Thursday, June 24, 2010

Pacing in La Paz: Mexico 1990

I'd taken the bus down from Tijuana, from Baja Norte into Baja Sur and stopped in La Paz--the capitol of Baja. The ride had been interesting, going along the sea and then crossing through a strange bouldered desert, then the Gulf of California, then back into a flat desert full of cacti and vultures and odd towns, then into La Paz.
after a bit of walking, I found a nice moderate place on a side street. It wasn't far from the main town, not far from the beach. I was hungry and tired. I was uncertain of myself. I was alone in Mexico.
What should I do?
I knew I should go out and explore. Get some food, see what was what, meet some other humans. But I didn't want to. I don't know if I was strung out or scared or just--as I said--uncertain, but all I really wanted to do was stay in my room and pace.
Just walk around in circles and get ahold of myself.
Oh, I chided myself. Here I was in my first solo destination in Mexico and all I wanted to do was hole up and be strange. I felt bad, I argued with my desire. Yet, ultimately, I gave in. I decided that, if it's what I wanted to do, then I'd do it, Mexico or not.
So, I did that.

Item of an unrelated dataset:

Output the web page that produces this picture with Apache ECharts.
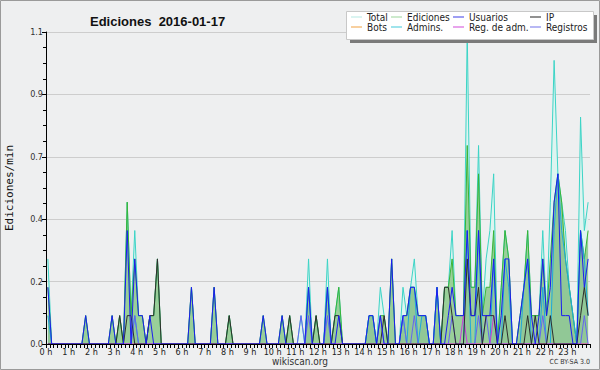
<!DOCTYPE html>
<html>
<head>
<meta charset="utf-8">
<script src="https://cdn.jsdelivr.net/npm/echarts@6/dist/echarts.min.js"></script>
<style>
html, body { margin: 0; padding: 0; background: #eeeff0; }
#chart { width: 600px; height: 370px; }
</style>
</head>
<body>
<div id="chart"></div>
<script>
// edits counted per 10-minute bin (144 bins over the day), one row = 4 hours
const total = [
	3,0,0,0,0,0, 0,0,0,0,1,0, 0,0,0,0,0,1, 0,1,0,5,1,4,
	1,1,0,1,1,3, 0,0,0,0,0,0, 0,0,2,0,0,0, 0,0,2,0,0,0,
	1,0,0,0,0,0, 0,0,0,1,0,0, 0,0,1,0,1,0, 0,1,0,3,0,1,
	0,0,3,0,1,2, 0,0,0,0,0,0, 0,1,1,0,2,1, 0,3,0,0,2,1,
	2,3,1,1,1,0, 0,2,0,2,2,4, 1,1,1,11,2,2, 7,1,3,4,6,0,
	2,4,3,0,0,1, 2,4,1,1,1,4, 1,5,10,6,5,4, 2,1,0,8,4,5,
];
const ediciones = [
	2,0,0,0,0,0, 0,0,0,0,1,0, 0,0,0,0,0,1, 0,1,0,5,1,3,
	1,1,0,1,1,3, 0,0,0,0,0,0, 0,0,2,0,0,0, 0,0,2,0,0,0,
	1,0,0,0,0,0, 0,0,0,1,0,0, 0,0,1,0,1,0, 0,0,0,2,0,1,
	0,0,2,0,1,2, 0,0,0,0,0,0, 0,1,1,0,1,1, 0,3,0,0,1,1,
	2,2,1,1,1,0, 0,2,0,2,2,3, 1,1,1,7,2,2, 6,1,2,2,4,0,
	2,4,3,0,0,1, 2,4,1,1,1,3, 1,3,5,6,5,3, 2,1,0,4,3,4,
];
const usuarios = [
	2,0,0,0,0,0, 0,0,0,0,1,0, 0,0,0,0,0,1, 0,0,0,4,0,3,
	1,1,0,1,0,0, 0,0,0,0,0,0, 0,0,2,0,0,0, 0,0,2,0,0,0,
	0,0,0,0,0,0, 0,0,0,1,0,0, 0,0,1,0,0,0, 0,0,0,2,0,0,
	0,0,2,0,0,1, 0,0,0,0,0,0, 0,1,1,0,1,0, 0,3,0,0,1,1,
	2,2,1,1,1,0, 0,2,0,0,1,2, 1,1,1,4,1,1, 4,1,1,1,3,0,
	1,3,3,0,0,1, 2,3,1,0,1,3, 1,2,5,6,1,1, 1,0,0,4,2,3,
];
const ip = [
	0,0,0,0,0,0, 0,0,0,0,0,0, 0,0,0,0,0,0, 0,1,0,1,1,0,
	0,0,0,1,1,3, 0,0,0,0,0,0, 0,0,0,0,0,0, 0,0,0,0,0,0,
	1,0,0,0,0,0, 0,0,0,0,0,0, 0,0,0,0,1,0, 0,0,0,0,0,1,
	0,0,0,0,1,1, 0,0,0,0,0,0, 0,0,0,0,0,1, 0,0,0,0,0,0,
	0,0,0,0,0,0, 0,0,0,2,2,1, 0,0,0,3,1,1, 2,0,1,1,1,0,
	0,1,0,0,0,0, 0,1,0,1,0,0, 0,1,0,0,0,0, 0,0,0,1,2,1,
];
const bots = [
	0,0,0,0,0,0, 0,0,0,0,0,0, 0,0,0,0,0,0, 0,0,0,0,0,0,
	0,0,0,0,0,0, 0,0,0,0,0,0, 0,0,0,0,0,0, 0,0,0,0,0,0,
	0,0,0,0,0,0, 0,0,0,0,0,0, 0,0,0,0,0,0, 0,0,0,0,0,0,
	0,0,0,0,0,0, 0,0,0,0,0,0, 0,0,0,0,0,0, 0,0,0,0,0,0,
	0,0,0,0,0,0, 0,0,0,0,0,0, 0,0,0,0,0,0, 0,0,0,0,0,0,
	0,0,0,0,0,0, 0,0,0,0,0,0, 0,0,0,0,0,0, 0,0,0,0,0,0,
];
const admins = [
	1,0,0,0,0,0, 0,0,0,0,0,0, 0,0,0,0,0,0, 0,0,0,0,0,1,
	0,0,0,0,0,0, 0,0,0,0,0,0, 0,0,0,0,0,0, 0,0,0,0,0,0,
	0,0,0,0,0,0, 0,0,0,0,0,0, 0,0,0,0,0,0, 0,0,0,2,0,0,
	0,0,2,0,0,0, 0,0,0,0,0,0, 0,1,1,0,0,0, 0,0,0,0,1,0,
	2,2,0,1,1,0, 0,2,0,0,0,0, 0,0,0,4,0,0, 4,0,0,0,3,0,
	0,3,2,0,0,0, 2,3,0,0,0,2, 0,0,4,6,4,3, 2,1,0,4,3,1,
];
const regAdm = [
	0,0,0,0,0,0, 0,0,0,0,0,0, 0,0,0,0,0,0, 0,0,0,0,0,0,
	0,0,0,0,0,0, 0,0,0,0,0,0, 0,0,0,0,0,0, 0,0,0,0,0,0,
	0,0,0,0,0,0, 0,0,0,0,0,0, 0,0,0,0,0,0, 0,0,0,0,0,0,
	0,0,0,0,0,0, 0,0,0,0,0,0, 0,0,0,0,0,0, 0,0,0,0,0,0,
	0,0,0,0,0,0, 0,0,0,0,0,0, 0,0,1,0,0,0, 0,0,0,0,1,0,
	0,0,0,0,0,0, 0,0,0,0,0,0, 0,0,0,0,0,0, 0,0,0,0,0,0,
];
const registros = [
	0,0,0,0,0,0, 0,0,0,0,0,0, 0,0,0,0,0,0, 0,0,0,0,0,1,
	0,0,0,0,0,0, 0,0,0,0,0,0, 0,0,0,0,0,0, 0,0,0,0,0,0,
	0,0,0,0,0,0, 0,0,0,0,0,0, 0,0,0,0,0,0, 0,1,0,1,0,0,
	0,0,1,0,0,0, 0,0,0,0,0,0, 0,0,0,0,1,0, 0,0,0,0,1,0,
	0,1,0,0,0,0, 0,0,0,0,0,1, 0,0,0,0,0,0, 1,0,1,0,0,0,
	0,0,0,0,0,0, 0,0,0,0,0,1, 0,0,0,0,0,0, 0,0,0,0,1,0,
];

const hourLabels = [
	"0 h", "1 h", "2 h", "3 h", "4 h", "5 h", "6 h", "7 h", "8 h", "9 h", "10 h", "11 h",
	"12 h", "13 h", "14 h", "15 h", "16 h", "17 h", "18 h", "19 h", "20 h", "21 h", "22 h", "23 h",
];
const yLabels = ["0.0", "0.2", "0.4", "0.7", "0.9", "1.1"];
const legendNames = ["Total", "Ediciones", "Usuarios", "IP", "Bots", "Admins.", "Reg. de adm.", "Registros"];

const font = "'DejaVu Sans Condensed', 'DejaVu Sans', sans-serif";

// bin i sits at its centre; counts per 10 min -> edits per minute
const toPoints = (arr) => arr.map((c, i) => [i + 0.5, c / 10]);

const legendLayout = [
	{ color: "#b4e8e2", left: 351, top: 12 },
	{ color: "#9ad49a", left: 391, top: 12 },
	{ color: "#3c3ce6", left: 453, top: 12 },
	{ color: "#222222", left: 530, top: 12 },
	{ color: "#f0a040", left: 351, top: 22 },
	{ color: "#40c8d8", left: 391, top: 22 },
	{ color: "#d048d8", left: 453, top: 22 },
	{ color: "#7070e8", left: 530, top: 22 },
];

const line = (name, arr, color, extra) => Object.assign({
	name,
	type: "line",
	data: toPoints(arr),
	symbol: "none",
	silent: true,
	lineStyle: { color, width: 1 },
	itemStyle: { color },
}, extra || {});

const chart = echarts.init(document.getElementById("chart"), null, { renderer: "svg" });

chart.setOption({
	animation: false,
	backgroundColor: "#eeeff0",
	title: {
		text: "Ediciones  2016-01-17",
		left: 85,
		top: 10,
		textStyle: { fontFamily: "'Liberation Sans', Arial, sans-serif", fontSize: 13, fontWeight: "bold", color: "#111" },
	},
	legend: legendNames.map((name, i) => ({
		data: [{ name, icon: "rect", itemStyle: { color: legendLayout[i].color } }],
		left: legendLayout[i].left,
		top: legendLayout[i].top,
		padding: 0,
		itemWidth: 11,
		itemHeight: 1,
		selectedMode: false,
		z: 10,
		textStyle: { fontFamily: font, fontSize: 10, color: "#222", padding: [0, 0, 0, 0] },
	})),
	grid: { left: 46, right: 10, top: 32, bottom: 26, containLabel: false, outerBoundsMode: "none" },
	xAxis: {
		type: "value",
		min: 0,
		max: 144,
		interval: 6,
		z: 10,
		axisLine: { lineStyle: { color: "#000", width: 1 } },
		axisTick: { show: true, length: 4, lineStyle: { color: "#000" } },
		minorTick: { show: true, splitNumber: 6, length: 4, lineStyle: { color: "#000" } },
		splitLine: { show: false },
		axisLabel: {
			formatter: (v) => hourLabels[v / 6] || "",
			fontFamily: font,
			fontSize: 9,
			color: "#222",
			margin: 3,
		},
	},
	yAxis: {
		type: "value",
		min: 0,
		max: 1.1,
		interval: 0.22,
		name: "Ediciones/min",
		nameLocation: "middle",
		nameGap: 31,
		nameTextStyle: { fontFamily: "'DejaVu Sans Mono', monospace", fontSize: 11, color: "#111" },
		axisLine: { show: true, lineStyle: { color: "#000", width: 1 } },
		axisTick: { show: true, length: 4, lineStyle: { color: "#000" } },
		minorTick: { show: true, splitNumber: 4, length: 3, lineStyle: { color: "#000" } },
		splitLine: { lineStyle: { color: "#cdcdcd", width: 1 } },
		axisLabel: {
			formatter: (v) => yLabels[Math.round(v / 0.22)] || "",
			fontFamily: font,
			fontSize: 9,
			color: "#333",
			margin: 3,
		},
	},
	series: [
		line("Total", total, "#3cd4c6", { areaStyle: { color: "#def4f0", opacity: 1 } }),
		line("Ediciones", ediciones, "#38b438", { areaStyle: { color: "#99cf99", opacity: 1 } }),
		line("Admins.", admins, "#1ea8dc", { areaStyle: { color: "rgba(20,90,110,0.08)" } }),
		line("Bots", bots, "#f0a040"),
		line("Registros", registros, "#6464f0"),
		line("Reg. de adm.", regAdm, "#c83cdc"),
		line("IP", ip, "#2e2e2e"),
		line("Usuarios", usuarios, "#1c1cf0"),
	],
	graphic: [
		{ type: "rect", z: 20, silent: true, shape: { x: 0.5, y: 0.5, width: 599, height: 369 }, style: { fill: "none", stroke: "#9a9a9a", lineWidth: 1 } },
		{ type: "rect", z: 6, silent: true, shape: { x: 350, y: 15, width: 247, height: 28 }, style: { fill: "#7a7a7a" } },
		{ type: "rect", z: 7, silent: true, shape: { x: 346.5, y: 11.5, width: 247, height: 28 }, style: { fill: "#ffffff", stroke: "#c8c8c8", lineWidth: 1 } },
		{ type: "text", z: 7, silent: true, x: 300, y: 361, style: { text: "wikiscan.org", align: "center", verticalAlign: "middle", fontFamily: font, fontSize: 10, fill: "#333" } },
		{ type: "text", z: 7, silent: true, x: 590, y: 362, style: { text: "CC BY-SA 3.0", align: "right", verticalAlign: "middle", fontFamily: font, fontSize: 7, fill: "#333" } },
	],
});
</script>
</body>
</html>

I paced my little room, thought my thoughts, decompressed and aclimated the way my brain and emotion was telling me to aclimate.
And . . . it worked.
It wasn't too long before my confidence and sense of adventure returned. I did go out. I went to a meal along the beach where two or three waiters kept bringing me all these little bowls of condiments or side dishes and I didn't know what I was supposed to do with them (EAT THEM!) and then, after, I wandered the town looking at the houses and the seaside and stopping in a bar where the TV was on and some locals were discussing the politics of the TV. "Tu eres un politico?" I asked, not sure what the hell I was really saying and the guy looked ta me, smiled, and said no. I don't know what he thought, if he thought I knew what they'd been saying (which I didn't) or if I was just some idiot interrupting their day. But at least I'd stuck my neck out and said something.
So, maybe the pacing about wasn't so bad. Maybe I had to walk out the confines of my cell before tasting the freedom outside.